Other income (final income)
With the new PIT Act that entered into force on 1 January 2017, two categories of other income are introduced: (i) annual other income and (ii) final other income.
Final other income is:
· income received on the basis of the repayment of I. Pillar pension contributions paid over the annual cap, where tax is levied at the rate of 36%, or
· income determined as a difference between taxpayer’s assets and reported sources of assets, where tax is levied at the rate of 36%; total tax liability is additionally increased by 50%.
No personal allowance is allowed.
Note that this type of other income has to be determined in a special procedure undertaken by the tax administration. Tax liability is further increased for surtax. Final other income is not subject to social security contributions from receipt.
Corporate Tax Rate
Corporate income tax. Resident companies are subject to tax on their worldwide income. A company is resident in Croatia if its legal seat or its place of management and supervision is located in Croatia. Branches of foreign companies are subject to tax only on their profits derived from Croatia.

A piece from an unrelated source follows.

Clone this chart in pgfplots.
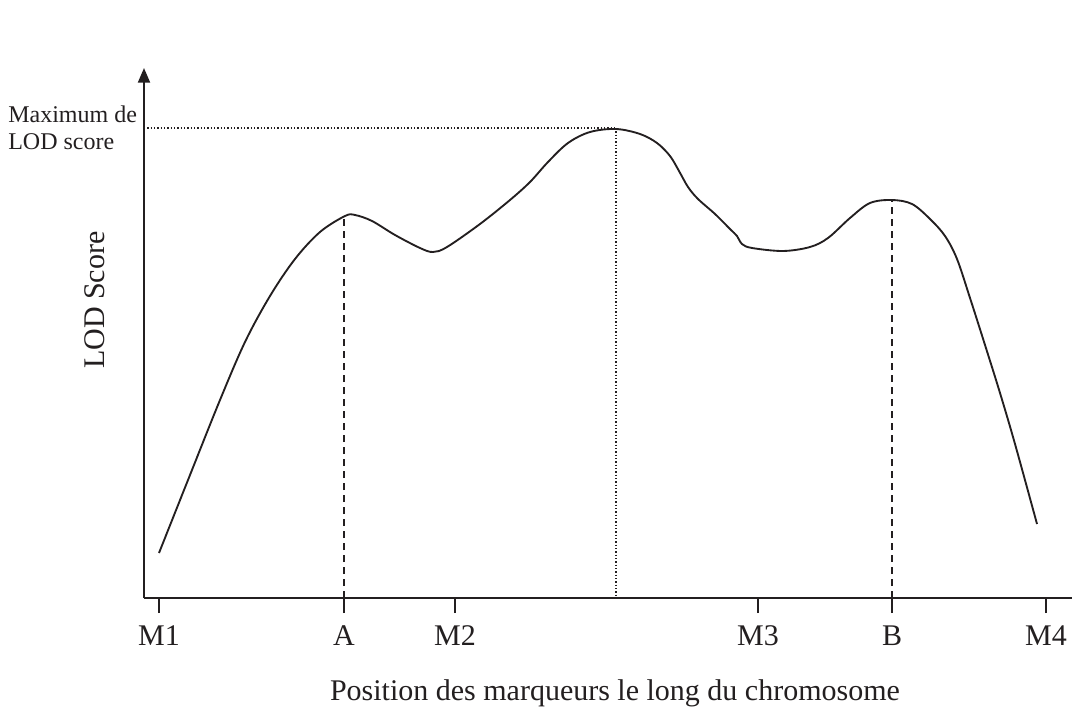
\documentclass[border=0pt]{standalone}
\usepackage{pgfplots}
\pgfplotsset{compat=1.18}
\usepackage{fontspec}
\setmainfont{Liberation Serif}
\usetikzlibrary{arrows.meta}
\definecolor{ink}{RGB}{35,31,32}
\begin{document}
\begin{tikzpicture}[x=0.75pt,y=0.75pt]
\path (0,0) rectangle (1073,711);
\begin{axis}[
  at={(108pt,84.75pt)}, anchor=south west,
  scale only axis, width=696pt, height=397.5pt,
  xmin=144, xmax=1072, ymin=0, ymax=530,
  clip=false,
  axis lines=left,
  x axis line style={-, line width=1.5pt, draw=ink},
  y axis line style={-{Triangle[width=9pt,length=11pt]}, line width=1.5pt, draw=ink},
  xtick={159,344,455,758,892,1046},
  xticklabels={M1,A,M2,M3,B,M4},
  ytick=\empty,
  tick align=outside,
  major tick length=11.25pt,
  tick style={line width=1.3pt, draw=ink},
  xticklabel style={font=\fontsize{22.5}{27}\selectfont, text=ink, yshift=-6pt},
  xlabel={Position des marqueurs le long du chromosome},
  xlabel style={at={(axis description cs:0.5075,-0.1925)}, anchor=base, font=\fontsize{22.5}{27}\selectfont, text=ink},
  ylabel={LOD Score},
  ylabel style={at={(axis description cs:-0.0528,0.562)}, anchor=center, font=\fontsize{22.5}{27}\selectfont, text=ink},
]
% LOD score curve
\addplot[ink, line width=1.4pt, smooth, tension=0.55] coordinates {
(159,45) (190,123) (220,198) (245,256) (270,302) (295,339) (320,366) (345,382)
(355,383) (372,377) (395,363) (420,350) (433,346) (447,351) (480,374) (510,398)
(530,416) (548,436) (568,455) (590,466) (616,469) (640,464) (657,455) (670,442)
(679,427) (688,411) (698,399) (715,384) (730,369) (737,362) (742,354) (752,350)
(783,347) (810,351) (828,360) (850,380) (870,395) (892,398) (912,394) (930,379)
(945,362) (957,339) (970,300) (985,253) (1000,205) (1015,154) (1037,74)
};
% dashed markers A and B
\addplot[ink, line width=1.2pt, dash pattern=on 5.25pt off 3.75pt] coordinates {(344,0) (344,381)};
\addplot[ink, line width=1.2pt, dash pattern=on 5.25pt off 3.75pt] coordinates {(892,0) (892,398)};
% dotted maximum lines
\addplot[ink, line width=0.9pt, dash pattern=on 0.9pt off 1.6pt] coordinates {(144,470) (616,470)};
\addplot[ink, line width=0.9pt, dash pattern=on 0.9pt off 1.6pt] coordinates {(616,470) (616,0)};
\end{axis}
\node[anchor=base west, inner sep=0, text=ink, font=\fontsize{18}{20}\selectfont] at (8,588) {Maximum de};
\node[anchor=base west, inner sep=0, text=ink, font=\fontsize{18}{20}\selectfont] at (8,561) {LOD score};
\end{tikzpicture}
\end{document}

Tax rates. The standard rate of corporate income tax is 18%. A lower corporate income tax rate of 12% applies to taxpayers that realized revenue of less than HRK3 million in the preceding tax period.
Tax incentives. Tax exemptions and other tax reliefs are available in accordance with the Croatian Corporate Income Tax Act and special legislation regulating incentives. For example, the Investment Promotion Act provides incentives for investments in new business activities and new workplaces.
Capital gains and losses. Capital gains and losses from the sale of assets are considered regular taxable income and tax-deductible expenses, respectively. No separate capital gains tax applies; capital gains are subject to the regular corporate income tax rates of 18% or 12%. Specific rules apply to unrealized gains and losses on certain types of assets. Depending on the type of asset, such gains or losses may be not taxable or not tax deductible, and may be recognized for tax purposes in the period of the realization of the asset.
Administration. The regular tax year is the calendar year, but a company may apply for a different tax year. Annual tax returns must be filed by the end of the fourth month following the tax year. Companies must make monthly advance payments of tax. In principle, each monthly advance payment is equal to 1/12 of the tax due for the preceding year before the decrease of the tax base for tax incentives (excluding multiyear tax incentives). The balance of tax due must be paid by the end of the fourth month following the tax year. If the total of the advance payments exceeds the tax due for the year, the company may claim a refund.
Dividends. Dividends are taxable at a rate of 12%.
Foreign tax relief. A foreign tax credit is available to resident companies for foreign tax paid on income earned directly or through permanent establishments abroad. The amount of the credit is the lower of the Croatian corporate tax payable on the foreign income and the foreign tax paid.